The other highlight is their advice on how to take a good selfie. They talk about which girls have the best Instagrams (“Kendall has a lot of followers” one girl astutely notices) and discuss at length all the angles and lighting that are necessary to take the perfect picture. Adriana Lima merely raises her arm and takes a quick snap: “Uh see, look it’s not that hard.” she says, sounding somewhat confused. She is my new favorite Angel.

Selena Gomez is the big performer of the night. She gets to sing with a whole crew of backup dancers. Her backup dancers quickly prove that they are more talented than any girl that has been on the stage tonight, including Selena. Still, Selena looks appropriately sexy and her new songs are amazingly catchy, so I’m excited to see her.

There’s a whole little segment devoted to Gigi Hadid — a girl who looks like she was made in a lab to be a Victoria’s Secret Angel. To say she’s pretty adorable is an understatement, especially when she breaks down in tears, talking about what a dream it is. Although I have to laugh when she gushes “Anyone from high school would tell you this has always been my dream!” Right, people who knew you two years ago can confirm you’ve mentioned it, what a life long dream!

Gigi and her friend (whose name I do not remember, because she was not Gigi and thus not relevant to me in any of these scenes) see the stage for the first time and appropriately freak out. They go on the roof, spot the Empire State Building and start freaking out more. I’m about go call bullshit because I think it’s a safe assumption that Gigi Hadid has seen a rooftop view of the Empire State Building before, let’s not pretend this is her first time in New York. But then I realize she’s jumping up and down because its lit up pink and white for the show — which, yeah, is really cool. I’m with you, Gigi!

The theme for the next segment of the show is VERY inscrutable. Girls come out in American flag apparel, and dressed as sexy cops, and then with Gigi Hadid as a sexy firefighter. I decide this segment must be Republican-themed. Gigi does kill it in her sports bra and fireman pants, proving her worth to the brand in a way her BFF Kendall did not, in my opinion. Ellie Goulding then comes on the stage again to sing another boring song while snow falls and the girls model the underwear with fur hats, reminding me of that weird phase in high school when girls would take photos out in the snow in Ugg boots and bikinis (maybe this was just a New England thing?).


Ahh, we’ve reached the end and it’s the unveiling of the VS Fashion Show’s highest honor.
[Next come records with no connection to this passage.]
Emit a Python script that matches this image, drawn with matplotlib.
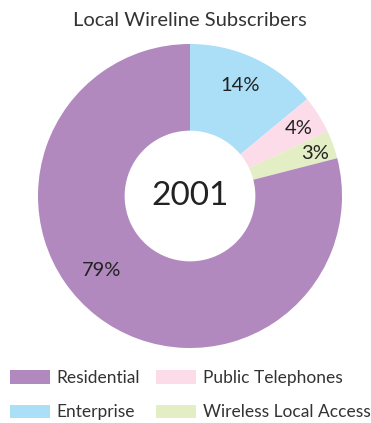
import numpy as np
import matplotlib
matplotlib.use('Agg')
import matplotlib.pyplot as plt
from matplotlib.patches import Patch

plt.rcParams['font.family'] = ['Lato', 'DejaVu Sans']

# data
categories = ['Enterprise', 'Public Telephones', 'Wireless Local Access', 'Residential']
shares = [14, 4, 3, 79]
colors = ['#aadff7', '#fcdce8', '#e3eec5', '#b189bf']
year = '2001'
title = 'Local Wireline Subscribers'
legend_order = ['Residential', 'Enterprise', 'Public Telephones', 'Wireless Local Access']

# label placement (radius, angle) in axis units
lab_r = [0.80, 0.84, 0.87, 0.76]
lab_ang = [65.7, 32.0, 18.6, 220.0]

fig = plt.figure(figsize=(3.71, 4.23), dpi=100)
ax = fig.add_axes([38/371, 75/423, 304/371, 304/423])

wedges, _ = ax.pie(shares, colors=colors, startangle=90, counterclock=False,
                   radius=1.0, wedgeprops=dict(width=1 - 0.43, linewidth=0))
for i, s in enumerate(shares):
    a = np.deg2rad(lab_ang[i])
    ax.text(lab_r[i]*np.cos(a), lab_r[i]*np.sin(a), '%d%%' % s,
            ha='center', va='center', fontsize=14.5, color='#222222')
ax.text(0, 0, year, ha='center', va='center', fontsize=24, color='#222222')
ax.set_xlim(-1, 1)
ax.set_ylim(-1, 1)
ax.set_aspect('equal')
ax.axis('off')

fig.text(190/371, 1 - 20/423, title, ha='center', va='center',
         fontsize=14.5, color='#333333')

cmap = dict(zip(categories, colors))
handles = [Patch(facecolor=cmap[c], edgecolor='none') for c in legend_order]
fig.legend(handles, legend_order, ncol=2, loc='upper left',
           bbox_to_anchor=(10/371, 1 - 370/423), frameon=False, fontsize=12.5,
           handlelength=2.3, handleheight=0.8, handletextpad=0.4,
           columnspacing=0.9, labelspacing=1.05, borderaxespad=0,
           borderpad=0, labelcolor='#333333')

fig.savefig('out.png', dpi=100)
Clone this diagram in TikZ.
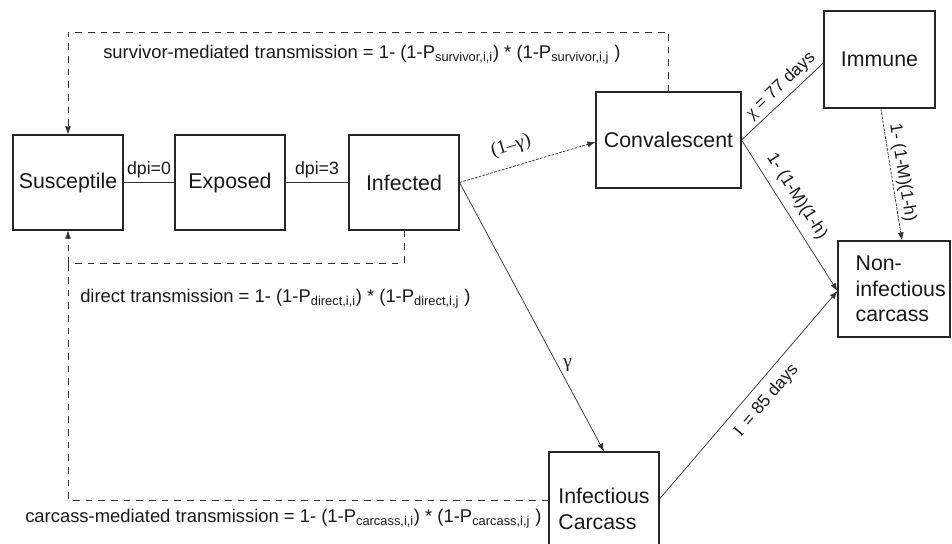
\documentclass[tikz,border=0pt]{standalone}
\usepackage{fontspec}
\setmainfont{Liberation Sans}
\newfontfamily\serifgr{Liberation Serif}
\usetikzlibrary{arrows.meta,calc}
\begin{document}
\begin{tikzpicture}[x=0.75pt,y=-0.75pt,
  box/.style={draw=black!85, line width=0.8pt, inner sep=0pt, font=\fontsize{16}{19}\selectfont, align=left, text=black!90},
  conn/.style={draw=black!80, line width=0.55pt},
  arr/.style={conn, -{Latex[length=6pt,width=4.5pt]}},
  fine/.style={dash pattern=on 2pt off 1pt},
  fb/.style={conn, dash pattern=on 5pt off 4.5pt},
  lab/.style={font=\fontsize{13.8}{16}\selectfont, inner sep=0pt, text=black!90},
  elab/.style={font=\fontsize{13}{15}\selectfont, text=black!90},
  glab/.style={font=\fontsize{14.5}{16}\serifgr, text=black!90},
  dlab/.style={font=\fontsize{13.3}{15}\selectfont, text=black!90},
]
\useasboundingbox (0,0) rectangle (952,543);
% boxes
\node[box, minimum width=82.5pt, minimum height=71.25pt] (sus) at (68,182.5) {Susceptile};
\node[box, minimum width=82.5pt, minimum height=71.25pt] (exp) at (230,182.5) {Exposed};
\node[box, minimum width=82.5pt, minimum height=71.25pt] (inf) at (404,182.5) {Infected};
\node[box, minimum width=108.75pt, minimum height=72pt] (conv) at (668.5,140) {Convalescent};
\node[box, minimum width=83.25pt, minimum height=72.75pt] (imm) at (879.5,59.5) {Immune};
\node[box, minimum width=84pt, minimum height=72pt] (noninf) at (894,289) {\hspace*{10pt}Non-\\\hspace*{10pt}infectious\\\hspace*{10pt}carcass};
\node[box, minimum width=82.5pt, minimum height=85.5pt] (carc) at (604,509) {Infectious\\Carcass};
% helper coordinates
\coordinate (top) at (68,32);
\coordinate (dl) at (68,263);
% connectors
\draw[conn] (sus) -- node[dlab, above, inner sep=3pt] (l1) {dpi=0} (exp);
\draw[conn] (exp) -- node[dlab, above, inner sep=3pt] (l2) {dpi=3} (inf);
\draw[arr, fine] (inf.east) -- node[glab, pos=0.42, sloped, above, inner sep=8pt] (l3) {(1–γ)} ([yshift=-1.5pt]conv.west);
\draw[arr] (inf.east) -- node[glab, pos=0.68, right, inner sep=4pt] (l4) {γ} (carc.north);
\draw[conn] (conv.east) -- node[elab, pos=0.585, sloped, above, inner sep=3pt] (l5) {{\serifgr χ} = 77 days} ([yshift=-2.5pt]imm.west);
\draw[arr] (conv.east) -- node[elab, pos=0.43, sloped, above, inner sep=6pt] (l6) {1- (1-M)(1-h)} ([yshift=-1.5pt]noninf.west);
\draw[arr, fine] ([xshift=1pt]imm.south) -- node[elab, pos=0.5, sloped, above, inner sep=2pt] (l7) {1- (1-M)(1-h)} ([xshift=6pt]noninf.north);
\draw[arr] ([yshift=7.5pt]carc.east) -- node[elab, pos=0.527, sloped, below, inner sep=6.5pt] (l8) {{\serifgr I}\, = 85 days} ([yshift=-1.5pt]noninf.west);
% feedback (dashed)
\draw[fb, -{Latex[length=6pt,width=4.5pt]}] (conv.north) |- (top) -- (sus.north);
\draw[fb, -{Latex[length=6pt,width=4.5pt]}] (inf.south) |- (dl) -- (sus.south);
\draw[fb] ([yshift=6.75pt]carc.west) -| (dl);
% transmission labels
\node[lab, anchor=west] (surv) at (103,55) {survivor-mediated transmission = 1- (1-P\textsubscript{survivor,i,i}) * (1-P\textsubscript{survivor,i,j} )};
\node[lab, anchor=west] (dir) at (80,299) {direct transmission = 1- (1-P\textsubscript{direct,i,i}) * (1-P\textsubscript{direct,i,j} )};
\node[lab, anchor=west] (carcl) at (25,519) {carcass-mediated transmission = 1- (1-P\textsubscript{carcass,i,i}) * (1-P\textsubscript{carcass,i,j} )};
\end{tikzpicture}
\end{document}
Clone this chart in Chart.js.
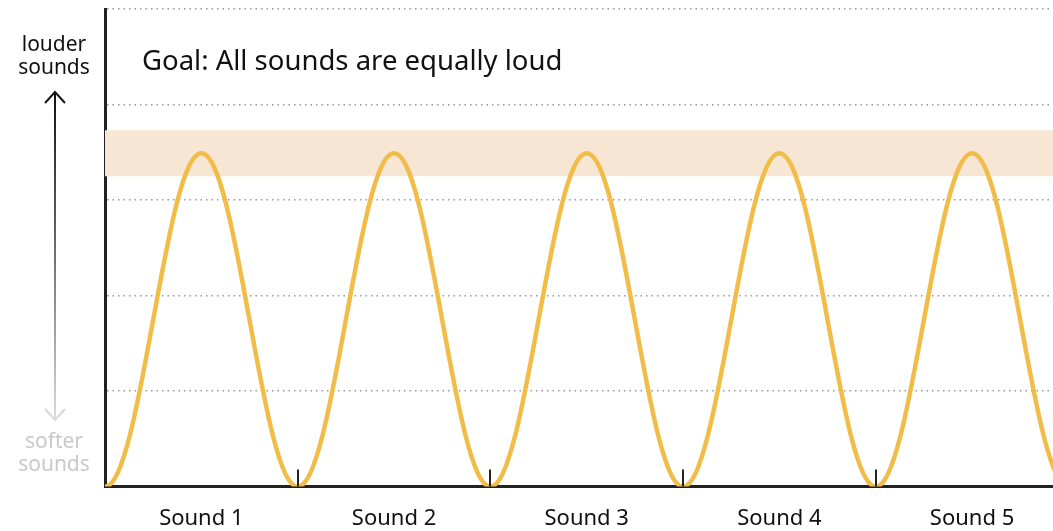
<!DOCTYPE html>
<html>
<head>
<meta charset="utf-8">
<script src="https://cdn.jsdelivr.net/npm/chart.js@4"></script>
<style>
  html, body { margin: 0; padding: 0; background: #fff; }
  #wrap { width: 1053px; height: 531px; }
</style>
</head>
<body>
<div id="wrap"><canvas id="chart"></canvas></div>
<script>
// sound wave: troughs and peaks (a peak on each side outside the axis range)
const waveX = [-0.5, 0, 0.5, 1, 1.5, 2, 2.5, 3, 3.5, 4, 4.5, 5, 5.5];
const waveY = [3.49, 0, 3.49, 0, 3.49, 0, 3.49, 0, 3.49, 0, 3.49, 0, 3.49];

// target loudness band
const bandX = [0, 5];
const bandLow = [3.25, 3.25];
const bandHigh = [3.73, 3.73];

// x labels sit between the sound borders
const soundLabels = ['Sound 1', 'Sound 2', 'Sound 3', 'Sound 4', 'Sound 5'];
const labelPos = [0.5, 1.5, 2.5, 3.5, 4.5];
const borderTicks = [1, 2, 3, 4];

const FONT = '"Noto Sans", Lato, sans-serif';

// draws the little tick marks at the sound borders, the title and the left scale
const extras = {
  id: 'extras',
  afterDraw(chart) {
    const ctx = chart.ctx;
    const xs = chart.scales.x;
    const area = chart.chartArea;
    ctx.save();
    ctx.strokeStyle = '#222';
    ctx.lineWidth = 2;
    borderTicks.forEach(v => {
      const px = Math.round(xs.getPixelForValue(v));
      ctx.beginPath();
      ctx.moveTo(px, area.bottom);
      ctx.lineTo(px, area.bottom - 17);
      ctx.stroke();
    });

    ctx.fillStyle = '#111';
    ctx.font = '27.5px ' + FONT;
    ctx.textBaseline = 'middle';
    ctx.textAlign = 'left';
    ctx.fillText('Goal: All sounds are equally loud', 142, 62);

    // left legend: louder / softer
    ctx.textAlign = 'center';
    ctx.font = '21px ' + FONT;
    ctx.fillText('louder', 54, 45);
    ctx.fillText('sounds', 54, 68);
    ctx.fillStyle = '#c9c9c9';
    ctx.fillText('softer', 54, 442);
    ctx.fillText('sounds', 54, 465);

    const top = 92, bot = 420, ax = 55;
    const grad = ctx.createLinearGradient(0, top, 0, bot);
    grad.addColorStop(0, '#111');
    grad.addColorStop(0.45, '#666');
    grad.addColorStop(1, '#dcdcdc');
    ctx.strokeStyle = grad;
    ctx.lineWidth = 2;
    ctx.beginPath();
    ctx.moveTo(ax, top);
    ctx.lineTo(ax, bot);
    ctx.moveTo(ax - 10, top + 11);
    ctx.lineTo(ax, top);
    ctx.lineTo(ax + 10, top + 11);
    ctx.moveTo(ax - 10, bot - 11);
    ctx.lineTo(ax, bot);
    ctx.lineTo(ax + 10, bot - 11);
    ctx.stroke();
    ctx.restore();
  }
};

new Chart(document.getElementById('chart'), {
  type: 'line',
  data: {
    datasets: [
      {
        label: 'sound',
        data: waveX.map((x, i) => ({ x: x, y: waveY[i] })),
        borderColor: '#F1BD48',
        borderWidth: 4.5,
        pointRadius: 0,
        tension: 0.37,
        fill: false
      },
      {
        label: 'bandLow',
        data: bandX.map((x, i) => ({ x: x, y: bandLow[i] })),
        borderWidth: 0,
        pointRadius: 0,
        fill: false
      },
      {
        label: 'bandHigh',
        data: bandX.map((x, i) => ({ x: x, y: bandHigh[i] })),
        borderWidth: 0,
        pointRadius: 0,
        backgroundColor: '#F7E6D3',
        fill: 1
      }
    ]
  },
  plugins: [extras],
  options: {
    responsive: true,
    maintainAspectRatio: false,
    animation: false,
    layout: { padding: { left: 105, top: 9, right: 0, bottom: -20 } },
    plugins: {
      legend: { display: false },
      tooltip: { enabled: false }
    },
    scales: {
      x: {
        type: 'linear',
        min: 0,
        max: 4.92,
        afterBuildTicks: s => { s.ticks = labelPos.map(v => ({ value: v })); },
        grid: { display: false, drawTicks: false },
        border: { color: '#222', width: 3 },
        ticks: {
          padding: 19,
          color: '#111',
          font: { family: FONT, size: 22 },
          maxRotation: 0,
          autoSkip: false,
          callback: (v, i) => soundLabels[i]
        }
      },
      y: {
        min: 0,
        max: 5,
        ticks: { display: false, stepSize: 1 },
        grid: { color: '#9a9a9a', lineWidth: 1.5, drawTicks: false },
        border: { color: '#222', width: 3, dash: [1.5, 4] }
      }
    }
  }
});
</script>
</body>
</html>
It’s time to award the VS Oscar — THE FANTASY BRA. We find out it’s being bestowed upon Lily Aldridge. She starts crying a little. I quickly realize the fantasy bra is no joke to these girls. We see the fantasy bra, built out of jewels, and it’s actually quite beautiful, but not as mind-blowing as in years past. It also costs $2 MILLION so nbd. Lily caresses it, whispers to it like Golem.


Of course, once it was actually on her, it was pretty much hidden within her costume. I didn’t even realize she was wearing it. Kind of a tepid payoff for something Lily made sound like such a big fucking deal, but whatever. The finale montage involves the Weeknd actually being fun and lively, singing “Can’t Feel My Face” and the energy of the show goes up with him — a recovery from Ellie Goulding’s funeral dirge. The costumes again seem to have no coherent theme, except looking like Cinna from the Hunger Games designed them, as my roommate accurately pointed out.

Then it’s time for all the models to come out, awkwardly dancing together like only a gaggle of sober white girls can.

Was this my favorite Victoria’s Secret fashion show? Nope. Selena was great, and the Weekend recovered towards the end, but the performances really did leave a lot to be desired.

Some notable faces were missing, like Karlie Kloss and Miranda Kerr, and Kendall Jenner was really out of her element — hardly a worthy successor. However, I officially have the biggest girl crush on Gigi Hadid. More of her next year, please.

Overall I got my annual fix of watching pretty girls live a fun, glamorous lifestyle I’ll never experience. The Victoria’s Secret Show is a fantasy, one that can be quite silly, but it’s fun to indulge in all the same. At the end, everyone crowded together for a big class photo, and they all had huge smiles, including Kendall. Well, except the Weekend. That dude’s just miserable.